If you’ve decided on a career in management consulting and have been doing a good job in school/extracurriculars as well as networking… then you’re probably beginning to look at consulting interviews. They’re definitely different than your typical job interview, and you’ll be wanting to look anywhere you can in order to find the right edge.
One of the most overlooked areas for an edge is in the behavioral portion of the interview. It’s amazing that 40% of your interview score (on average… more or less depending on the specific consulting firm) is based on the behavioral portion of the interview… yet the vast majority of candidates seem to spend upwards of 80% of their time preparing for case interviews. Behavioral interview prep can often get tossed to the wayside in favor of the harder analytical stuff… but it deserves attention. Being able to nail your behavioral interview will make any mistakes made during the case portion seem smaller as well.
Here’s how to get an edge in the behavioral portion of a management consulting interview:
The intro/small talk
The behavioral portion actually starts well before your interview asks the specific behavioral question on their interview sheet. It begins as soon as you shake your interviewers hand and sit down together in the room. It’s here that you should know three things.
You should know who your interviewer is. Most of the time you’ll be given their name beforehand—you should do the pre requisite LinkedIn research. Understand where they went to school and what they studied, in addition to any particular areas of interest to them in consulting. This will let you ask focused follow-up questions and avoid any gaffes (like dissing their alma mater if they went to a rival school).
You should know what’s happening in the world. That means checking out the headlines on that week’s Economist, and taking a glance at the business section of that day’s paper. Additionally, if there are any big macro events going on, you should be able to speak to their impact on the world a little bit (e.g., Middle East Uncertainty, State of the Union Address etc.)
Keep it light. Don’t be the first one to jump into serious subject matter (e.g., Don’t ask your interviewer if they caught the State of the Union last night, like one of my classmates did during recruiting)… let your interviewer guide how intense the conversation gets at first. Things like “how was your trip down” are good conversation snippets to use.
Letting your character shine throughout the case
Just like the beginning of the interview is a chance for your interviewer to gauge your character… the case portion can serve as a way to see first-hand how you behave as a problem solver. You can take this opportunity to let your character shine through and show that you’d be a good consultant to work with. There are two things to do:
Don’t be afraid to think out loud during nitty gritty numbers/problem solving during the case. This will show the consultant how you “internally communicate” and also how you deal with yourself when you make mistakes
Ask the consultant questions along the way. They don’t have to be specific to your case interview, but general career questions. A good example here is asking your interviewer if they’ve seen the case problem in real life before (it can often lead to great stories!).
The formal behavioral question(s)
This part of the interview typically lasts 15-20 minutes. The interviewer will typically say something along the lines of “tell me about a time when…” and you’ll be expected to outline a scenario and your role in it (the theme is usually overcoming some kind of conflict as a team, or achieving something great.).
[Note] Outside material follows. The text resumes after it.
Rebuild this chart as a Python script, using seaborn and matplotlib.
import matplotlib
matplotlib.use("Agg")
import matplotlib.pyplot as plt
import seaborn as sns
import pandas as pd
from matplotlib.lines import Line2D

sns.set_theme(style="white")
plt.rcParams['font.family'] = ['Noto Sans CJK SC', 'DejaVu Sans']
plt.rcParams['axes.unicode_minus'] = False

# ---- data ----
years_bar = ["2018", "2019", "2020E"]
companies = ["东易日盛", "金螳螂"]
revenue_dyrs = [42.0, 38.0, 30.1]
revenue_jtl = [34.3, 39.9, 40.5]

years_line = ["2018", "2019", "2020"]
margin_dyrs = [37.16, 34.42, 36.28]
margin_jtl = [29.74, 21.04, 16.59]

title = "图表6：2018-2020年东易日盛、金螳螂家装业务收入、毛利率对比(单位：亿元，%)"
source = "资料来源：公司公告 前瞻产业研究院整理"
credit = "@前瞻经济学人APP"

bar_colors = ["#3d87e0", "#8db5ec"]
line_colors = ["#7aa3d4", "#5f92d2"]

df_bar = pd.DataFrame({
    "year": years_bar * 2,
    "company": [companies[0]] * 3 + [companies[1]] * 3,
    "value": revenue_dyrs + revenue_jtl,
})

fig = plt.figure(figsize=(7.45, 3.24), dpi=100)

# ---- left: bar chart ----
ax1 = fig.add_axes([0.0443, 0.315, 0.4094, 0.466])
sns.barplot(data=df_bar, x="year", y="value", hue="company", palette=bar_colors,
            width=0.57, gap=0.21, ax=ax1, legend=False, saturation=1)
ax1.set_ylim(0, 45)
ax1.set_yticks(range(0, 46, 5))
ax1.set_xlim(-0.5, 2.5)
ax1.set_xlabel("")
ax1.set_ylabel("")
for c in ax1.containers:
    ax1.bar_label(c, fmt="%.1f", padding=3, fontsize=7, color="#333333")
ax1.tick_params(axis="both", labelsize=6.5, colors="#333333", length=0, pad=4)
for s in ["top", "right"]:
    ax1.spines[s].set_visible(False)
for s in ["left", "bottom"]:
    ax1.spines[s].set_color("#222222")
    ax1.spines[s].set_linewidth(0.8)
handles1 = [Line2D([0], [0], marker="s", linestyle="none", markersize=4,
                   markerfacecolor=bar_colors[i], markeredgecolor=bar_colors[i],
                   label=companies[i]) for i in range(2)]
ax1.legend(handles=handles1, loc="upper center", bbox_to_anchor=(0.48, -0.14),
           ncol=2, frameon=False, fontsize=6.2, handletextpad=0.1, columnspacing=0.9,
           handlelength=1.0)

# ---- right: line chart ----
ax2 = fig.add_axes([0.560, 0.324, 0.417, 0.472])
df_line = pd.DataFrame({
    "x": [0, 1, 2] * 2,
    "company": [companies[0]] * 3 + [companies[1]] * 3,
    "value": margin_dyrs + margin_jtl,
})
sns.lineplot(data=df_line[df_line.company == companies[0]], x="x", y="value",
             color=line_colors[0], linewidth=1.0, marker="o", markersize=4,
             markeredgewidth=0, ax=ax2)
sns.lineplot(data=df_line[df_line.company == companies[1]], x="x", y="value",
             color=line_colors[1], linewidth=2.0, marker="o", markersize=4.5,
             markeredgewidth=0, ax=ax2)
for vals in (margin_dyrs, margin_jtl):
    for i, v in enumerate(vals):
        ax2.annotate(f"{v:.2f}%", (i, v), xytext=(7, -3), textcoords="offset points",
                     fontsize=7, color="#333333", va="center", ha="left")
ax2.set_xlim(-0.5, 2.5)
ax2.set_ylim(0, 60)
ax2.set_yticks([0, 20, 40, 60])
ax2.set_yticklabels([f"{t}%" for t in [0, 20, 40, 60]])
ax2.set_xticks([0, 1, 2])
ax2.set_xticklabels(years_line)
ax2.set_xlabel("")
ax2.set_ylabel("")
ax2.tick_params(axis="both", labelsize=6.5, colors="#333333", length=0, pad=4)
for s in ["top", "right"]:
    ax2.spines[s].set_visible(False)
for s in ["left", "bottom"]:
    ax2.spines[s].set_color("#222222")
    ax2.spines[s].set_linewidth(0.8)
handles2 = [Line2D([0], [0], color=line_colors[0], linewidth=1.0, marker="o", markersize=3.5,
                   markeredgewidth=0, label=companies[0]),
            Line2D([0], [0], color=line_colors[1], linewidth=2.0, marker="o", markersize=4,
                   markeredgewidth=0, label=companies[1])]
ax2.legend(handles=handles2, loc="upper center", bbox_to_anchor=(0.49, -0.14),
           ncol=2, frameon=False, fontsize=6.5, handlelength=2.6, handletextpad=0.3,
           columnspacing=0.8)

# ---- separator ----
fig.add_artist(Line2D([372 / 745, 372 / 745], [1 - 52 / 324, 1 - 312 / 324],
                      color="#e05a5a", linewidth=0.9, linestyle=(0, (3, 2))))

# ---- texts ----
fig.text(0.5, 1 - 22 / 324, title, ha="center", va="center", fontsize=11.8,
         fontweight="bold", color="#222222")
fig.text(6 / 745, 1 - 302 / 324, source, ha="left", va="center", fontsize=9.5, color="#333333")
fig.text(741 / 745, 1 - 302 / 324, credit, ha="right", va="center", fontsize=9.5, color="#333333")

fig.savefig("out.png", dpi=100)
There are really three things to remember to succeed in this portion of the interview:
Map out all your experiences beforehand. Think about previous conflicts you’ve overcome or things you’ve accomplished, and clearly outline your role in them. Be as specific as you can and review all your scenarios before the interview. Preparation is key—you don’t want to be fumbling with your memory. Also interviewers will often ask for multiple stories for the same question, so preparation can really get you ahead here.
Be specific in your communication. The consultant interviewing you will want to know why you’re so special. The only way to do that is to be very clear about your role in any conflict resolution or achievement. You can still describe what the team around you did, but if you aren’t clear about what you did to overcome conflict or succeed… then they can’t give you any credit for the story.
Use the SCARA method when telling behavioral stories. What does SCARA stand for?
Situation: Outline the situation or problem—think “If this story were a newspaper headline, what would the headline be?”. An example would be “No name basketball player carries team to city championship.
Context: Give a little bit more detail on what exactly the central conflict. For example: “Our best basketball player was injured at halftime during the finals and I had to sub in for them.”
Action: Tell the interviewer specifically what you did and what your role was in the conflict resolution. For example “I told my teammates I needed them to step up and tried to be a facilitator instead of stretching my abilities too far.”
Results: What were the results of your actions above? For example: “Two of my teammates had career games and we ended up winning the championship.”
Awesome: This is the part that most people forget. Tell the interviewer why this story makes you awesome or why it’d make you a good consultant or fit for their firm. For example “I learned that effective leadership doesn’t mean doing everything yourself, but setting up your teammates to be more successful.”
So there you have it. If you follow the above advice you should have a much better time in your interview. The behavioral part is often the most forgotten and overlooked part of the interview… which means it’s one of the areas where you can really outshine your peers, and get that consulting job of your dreams!